GFM: What differentiates you from other managers in your sector?
 
DG: The Caritas funds provide energy and hard asset commodity exposure in a relatively liquid, low-volatility investment vehicle that is not overly correlated with the broad equity indices or spot commodity prices. Cornerstone provides experienced and prudent asset management, with interests directly aligned with investors. For a fund that invests mostly in private market assets, our liquidity terms are very generous: one-year lock-up, and semi-annual liquidity with six months notice.
 
GFM: How do you view the environment for fundraising over the coming 12 months?
 
DG: Investors are seemingly caught in the headlights, not knowing which way to turn.
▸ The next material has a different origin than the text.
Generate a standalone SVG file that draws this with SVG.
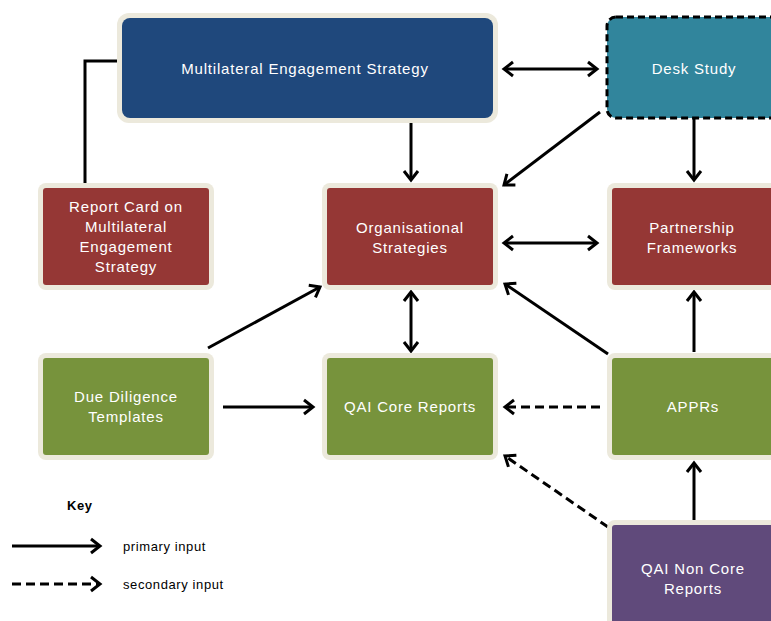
<svg xmlns="http://www.w3.org/2000/svg" width="771" height="621" viewBox="0 0 771 621">
  <defs>
    <marker id="arr" markerUnits="userSpaceOnUse" markerWidth="20" markerHeight="20" refX="0" refY="0" viewBox="-12 -10 14 20" orient="auto-start-reverse">
      <path d="M-9,-7 L0,0 L-9,7" fill="none" stroke="#000" stroke-width="3" stroke-linejoin="miter"/>
    </marker>
  </defs>
  <style>
    .frame { fill: #ECE9DC; }
    .blue { fill: #1F487C; }
    .teal { fill: #31859C; }
    .red { fill: #953735; }
    .green { fill: #77933C; }
    .purple { fill: #604A7B; }
    .lbl { font-family: "Liberation Sans", Arial, sans-serif; font-size: 15px; fill: #FFFFFF; text-anchor: middle; letter-spacing: 0.8px; }
    .key { font-family: "Liberation Sans", Arial, sans-serif; font-size: 13px; fill: #000; letter-spacing: 0.6px; }
    .c { fill: none; stroke: #000; stroke-width: 3; }
    .a { marker-end: url(#arr); }
    .b { marker-start: url(#arr); marker-end: url(#arr); }
    .d { stroke-dasharray: 9 5; }
  </style>
  <rect width="771" height="621" fill="#FFFFFF"/>

  <!-- connectors -->
  <g id="connectors">
    <polyline class="c" points="85,183 85,61 117,61"/>
    <line class="c b" x1="504" y1="69" x2="597" y2="69"/>
    <line class="c a" x1="411" y1="123" x2="411" y2="180"/>
    <line class="c a" x1="600" y1="112" x2="504" y2="185"/>
    <line class="c a" x1="694" y1="118" x2="694" y2="180"/>
    <line class="c b" x1="504" y1="243" x2="597" y2="243"/>
    <line class="c b" x1="411" y1="292" x2="411" y2="351"/>
    <line class="c a" x1="208" y1="348" x2="320" y2="287"/>
    <line class="c a" x1="223" y1="407" x2="313" y2="407"/>
    <line class="c a" x1="608" y1="354" x2="505" y2="284"/>
    <line class="c a" x1="694" y1="352" x2="694" y2="292"/>
    <line class="c a d" x1="600" y1="407" x2="505" y2="407"/>
    <line class="c a" x1="694" y1="520" x2="694" y2="463"/>
    <line class="c a d" x1="608" y1="527" x2="505" y2="456"/>
    <!-- key -->
    <line class="c a" x1="12" y1="546" x2="100" y2="546"/>
    <line class="c a d" x1="12" y1="584" x2="100" y2="584"/>
  </g>

  <g id="multilateral-engagement-strategy">
    <rect class="frame" x="117" y="13" width="381" height="110" rx="12"/>
    <rect class="blue" x="122" y="18" width="371" height="100" rx="8"/>
    <text class="lbl" x="305" y="74">Multilateral Engagement Strategy</text>
  </g>

  <g id="desk-study">
    <rect class="teal" x="607" y="17" width="180" height="101" rx="9" stroke="#000" stroke-width="3" stroke-dasharray="7 4"/>
    <text class="lbl" x="694" y="74">Desk Study</text>
  </g>

  <g id="report-card">
    <rect class="frame" x="38" y="183" width="176" height="107" rx="8"/>
    <rect class="red" x="43" y="188" width="166" height="97" rx="3"/>
    <text class="lbl" x="126" y="212">Report Card on</text>
    <text class="lbl" x="126" y="232">Multilateral</text>
    <text class="lbl" x="126" y="252">Engagement</text>
    <text class="lbl" x="126" y="272">Strategy</text>
  </g>

  <g id="organisational-strategies">
    <rect class="frame" x="322" y="183" width="176" height="107" rx="8"/>
    <rect class="red" x="327" y="188" width="166" height="97" rx="3"/>
    <text class="lbl" x="410" y="233">Organisational</text>
    <text class="lbl" x="410" y="253">Strategies</text>
  </g>

  <g id="partnership-frameworks">
    <rect class="frame" x="607" y="183" width="180" height="107" rx="8"/>
    <rect class="red" x="612" y="188" width="175" height="97" rx="3"/>
    <text class="lbl" x="692" y="233">Partnership</text>
    <text class="lbl" x="692" y="253">Frameworks</text>
  </g>

  <g id="due-diligence-templates">
    <rect class="frame" x="38" y="353" width="176" height="107" rx="8"/>
    <rect class="green" x="43" y="358" width="166" height="97" rx="3"/>
    <text class="lbl" x="126" y="402">Due Diligence</text>
    <text class="lbl" x="126" y="422">Templates</text>
  </g>

  <g id="qai-core-reports">
    <rect class="frame" x="322" y="353" width="176" height="107" rx="8"/>
    <rect class="green" x="327" y="358" width="166" height="97" rx="3"/>
    <text class="lbl" x="410" y="412">QAI Core Reports</text>
  </g>

  <g id="apprs">
    <rect class="frame" x="607" y="353" width="180" height="107" rx="8"/>
    <rect class="green" x="612" y="358" width="175" height="97" rx="3"/>
    <text class="lbl" x="693" y="412">APPRs</text>
  </g>

  <g id="qai-non-core-reports">
    <rect class="frame" x="607" y="520" width="180" height="120" rx="8"/>
    <rect class="purple" x="612" y="525" width="175" height="110" rx="3"/>
    <text class="lbl" x="693" y="574">QAI Non Core</text>
    <text class="lbl" x="693" y="594">Reports</text>
  </g>

  <g id="key">
    <text class="key" x="67" y="510" font-weight="bold">Key</text>
    <text class="key" x="123" y="551">primary input</text>
    <text class="key" x="123" y="589">secondary input</text>
  </g>
</svg>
European sovereign debt contagion, double-dip recession fears and the ‘everything is correlated’ phenomenon are weighing on most investor’s portfolios. That said, we expect a positive fundraising environment for the Caritas funds over the next 12 months due to our recent and long-term performance, low volatility of returns, and low correlation to other asset classes.
 
Cornerstone is proud that we were able to navigate our way through the first half of 2010 minefield, especially in an environment where energy-focused funds across the globe have suffered, with the average fund in the sector down 2 per cent through June and several shutting their doors for good.
 
GFM: Do you have any firm plans for further product launches?
 
DG: We plan on continuing to make acquisitions of royalty interests that adhere to our stringent requirements. Smaller, more frequent acquisitions will be bolted onto the existing Caritas portfolios, whereas a property package of significant size would likely lead to the launching of a new Caritas fund.